Peters Pentecost speech struck lots of chords with me this year. He does 4 things, all of which resonate very strongly with the present day:

 - Deals with misconceptions ('these people are not drunk'). Often that's the starting point, there is stuff that needs to be dealt with before people will even give the Christian message a hearing.

 - Explains what is going on in terms people can understand ('this is what was spoken about through the prophet Joel'). As fewer and fewer people are familiar with God or the work of the Spirit, we have to do more explaining, not less. 'Preach the gospel at all times, use words if necessary' is a dangerous nonsense, preaching the gospel always involves words, because if people are encountering God and seeing him at work they will not often realise what's going on. And most folk are a lot further back than the Pentecost crowd, who knew who the 'prophet Joel' was, the Holy Spirit is an utterly foreign language to them. I've had several recent experiences of seeing God touch the lives of non-Christians or people who are exploring the Christian faith, and actually pointing out to them that perhaps this is God they are experiencing. Otherwise it's just put down as a 'strange peaceful feeling' or a coincidence, or not noticed at all.

 - Puts the focus on Jesus - 'God has made this Jesus, whom you crucified, both Lord and Christ'. Peter could have stayed with the phenomena, the amazing gift of languages which enabled dozens of nations to hear Gods' praise in their own local dialect. That in itself would have been enough for most people. But he knows why this has happened - the whole point is that the church should bear witness to Jesus, and that the disciples should make disciples. So he makes it clear that this is all about Jesus.

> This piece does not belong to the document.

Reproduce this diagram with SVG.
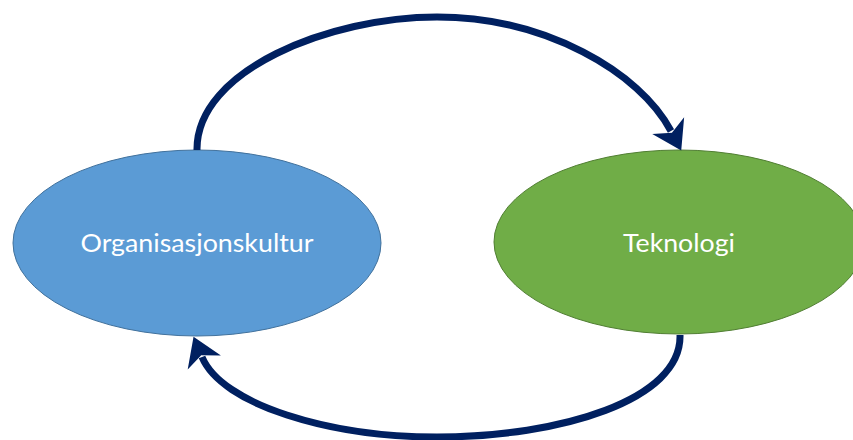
<svg xmlns="http://www.w3.org/2000/svg" width="853" height="440" viewBox="0 0 853 440">
  <style>
    .label { font-family: Lato, "Open Sans", "Liberation Sans", sans-serif; font-size: 25px; fill: #ffffff; text-anchor: middle; }
    .link { fill: none; stroke: #002060; stroke-width: 7; }
  </style>
  <defs>
    <marker id="head" markerUnits="userSpaceOnUse" markerWidth="44" markerHeight="44" viewBox="-8 -22 34 44" refX="0" refY="0" orient="auto">
      <path d="M-6,-18 L22,0 L-6,18 L2,0 Z" fill="#002060"/>
    </marker>
  </defs>
  <rect width="853" height="440" fill="#ffffff"/>

  <g id="node-organisasjonskultur">
    <ellipse cx="197" cy="243" rx="184" ry="93" fill="#5B9BD5" stroke="#41719C" stroke-width="1"/>
    <text class="label" x="197" y="252" textLength="233" lengthAdjust="spacingAndGlyphs">Organisasjonskultur</text>
  </g>

  <g id="node-teknologi">
    <ellipse cx="679" cy="242" rx="185" ry="92" fill="#70AD47" stroke="#507E32" stroke-width="1"/>
    <text class="label" x="679" y="252" textLength="112" lengthAdjust="spacingAndGlyphs">Teknologi</text>
  </g>

  <g id="connectors">
    <path class="link" d="M197,150 C196,70 330,17 437,17 C545,17 640,72 671,131" marker-end="url(#head)"/>
    <path class="link" d="M680,335 C682,400 560,437 437,437 C330,437 222,405 202,357" marker-end="url(#head)"/>
  </g>
</svg>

 - Explains how to respond  - 'repent and be baptised'. No messing around, no Alpha course, no invitation to join us at our next family service. They are ready there and then if they're willing to say yes to Jesus. Do we have a clear explanation of who Jesus is, and how people can respond to him? I heard during the week of a small group of soon-to-be-vicars who were asked as part of their preparation how they would lead someone to faith in Christ. A depressingly small number had anything approaching a decent and immediate answer to the question. If people can't find the door then they can't get in.

Justin Welby said during the week that evangelism is "emphatically not just a clergy thing, it's a Christian thing." It's bad enough that many clergy can't go through the 4 stages above, it's that we're not equipping our church members to do it either. And here, like many preachers, I'm preaching to myself.